==== Dataset content
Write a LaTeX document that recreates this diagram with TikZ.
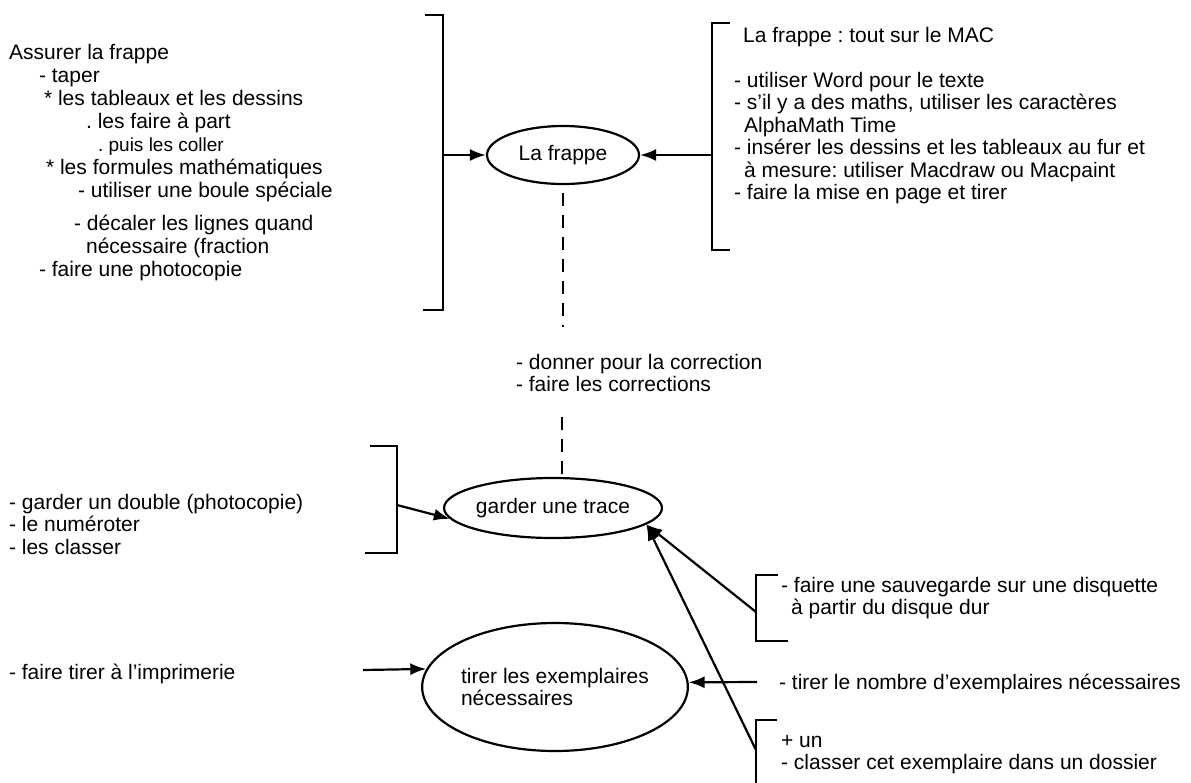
\documentclass[tikz,border=0pt]{standalone}
\usepackage{fontspec}
\setmainfont{Liberation Sans}
\usetikzlibrary{shapes.geometric,arrows.meta}
\frenchspacing

\begin{document}
\begin{tikzpicture}[x=0.5pt, y=-0.5pt, >={Latex[length=8pt,width=6pt]}, line width=1.1pt,
    task/.style={ellipse,draw,inner sep=0pt,font=\fontsize{10.5}{11.25}\selectfont},
    note/.style={anchor=north west,inner sep=0pt,align=left,font=\fontsize{10.5}{11.25}\selectfont},
    dashline/.style={dash pattern=on 6.5pt off 4.5pt}]
    \useasboundingbox (0,0) rectangle (1191,783);

    % les trois taches
    \node[task, minimum width=76pt, minimum height=29pt] (frappe) at (563,155) {La frappe};
    \node[task, minimum width=100pt, minimum height=30pt] (trace) at (553,508) {garder une trace};
    \node[task, minimum width=132pt, minimum height=64pt, align=left] (tirer) at (555,687) {tirer les exemplaires\\nécessaires};

    % les textes
    \node[note, font=\fontsize{10.5}{11.5}\selectfont] (assurer) at (8,43) {Assurer la frappe\\
        \hspace*{15pt}- taper\\
        \hspace*{17.5pt}* les tableaux et les dessins\\
        \hspace*{38.5pt}. les faire à part\\
        \hspace*{44.5pt}{\fontsize{9.5}{11.5}\selectfont . puis les coller}\\
        \hspace*{18.5pt}* les formules mathématiques\\
        \hspace*{34.5pt}- utiliser une boule spéciale\\[5pt]
        \hspace*{32.5pt}- décaler les lignes quand\\
        \hspace*{38.5pt}nécessaire (fraction\\
        \hspace*{15pt}- faire une photocopie};
    \node[note] (mac) at (733,26) {\hspace*{4.5pt}La frappe : tout sur le MAC\\[11.25pt]
        - utiliser Word pour le texte\\
        - s'il y a des maths, utiliser les caractères\\
        \hspace*{5pt}AlphaMath Time\\
        - insérer les dessins et les tableaux au fur et\\
        \hspace*{5pt}à mesure: utiliser Macdraw ou Macpaint\\
        - faire la mise en page et tirer};
    \node[note] (corr) at (515,353) {- donner pour la correction\\- faire les corrections};
    \node[note] (double) at (8,493) {- garder un double (photocopie)\\- le numéroter\\- les classer};
    \node[note] (impr) at (8,663) {- faire tirer à l'imprimerie};
    \node[note] (sauve) at (780,576) {- faire une sauvegarde sur une disquette\\\hspace*{5pt}à partir du disque dur};
    \node[note] (nombre) at (778,673) {- tirer le nombre d'exemplaires nécessaires};
    \node[note] (classer) at (780,734) {+ un\\- classer cet exemplaire dans un dossier};

    % crochets
    \draw (425,15) -- (443,15) -- (443,310) -- (423,310);
    \draw (730,23) -- (712,23) -- (712,250) -- (730,250);
    \draw (370,446) -- (397,446) -- (397,553) -- (365,553);
    \draw (778,575) -- (756,575) -- (756,641) -- (788,641);
    \draw (777,720) -- (756,720) -- (756,783);

    \coordinate (lb) at (443,155);
    \coordinate (rb) at (712,155);
    \coordinate (gb) at (397,505);
    \coordinate (sb) at (756,612);
    \coordinate (cb) at (756,750);
    \coordinate (ib) at (363,670);
    \coordinate (nb) at (757,682);
    \coordinate (d0) at (563,193);
    \coordinate (d1) at (563,327);
    \coordinate (d2) at (562,417);

    \path[->]
        (lb) edge (frappe)
        (rb) edge (frappe)
        (gb) edge (trace.186)
        (sb) edge (trace.-10)
        (cb) edge (trace.-10)
        (ib) edge (tirer.172)
        (nb) edge (tirer.2);

    \draw[dashline] (d0) -- (d1);
    \draw[dashline] (d2) -- (d2 |- trace.north);
\end{tikzpicture}
\end{document}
========
■ Work instructions:
Make an exact copy of the lines from the top of the material through the line with "(0,0) rectangle (1191,783);", pictures excluded.

■ Full answer:
Write a LaTeX document that recreates this diagram with TikZ.
\documentclass[tikz,border=0pt]{standalone}
\usepackage{fontspec}
\setmainfont{Liberation Sans}
\usetikzlibrary{shapes.geometric,arrows.meta}
\frenchspacing

\begin{document}
\begin{tikzpicture}[x=0.5pt, y=-0.5pt, >={Latex[length=8pt,width=6pt]}, line width=1.1pt,
    task/.style={ellipse,draw,inner sep=0pt,font=\fontsize{10.5}{11.25}\selectfont},
    note/.style={anchor=north west,inner sep=0pt,align=left,font=\fontsize{10.5}{11.25}\selectfont},
    dashline/.style={dash pattern=on 6.5pt off 4.5pt}]
    \useasboundingbox (0,0) rectangle (1191,783);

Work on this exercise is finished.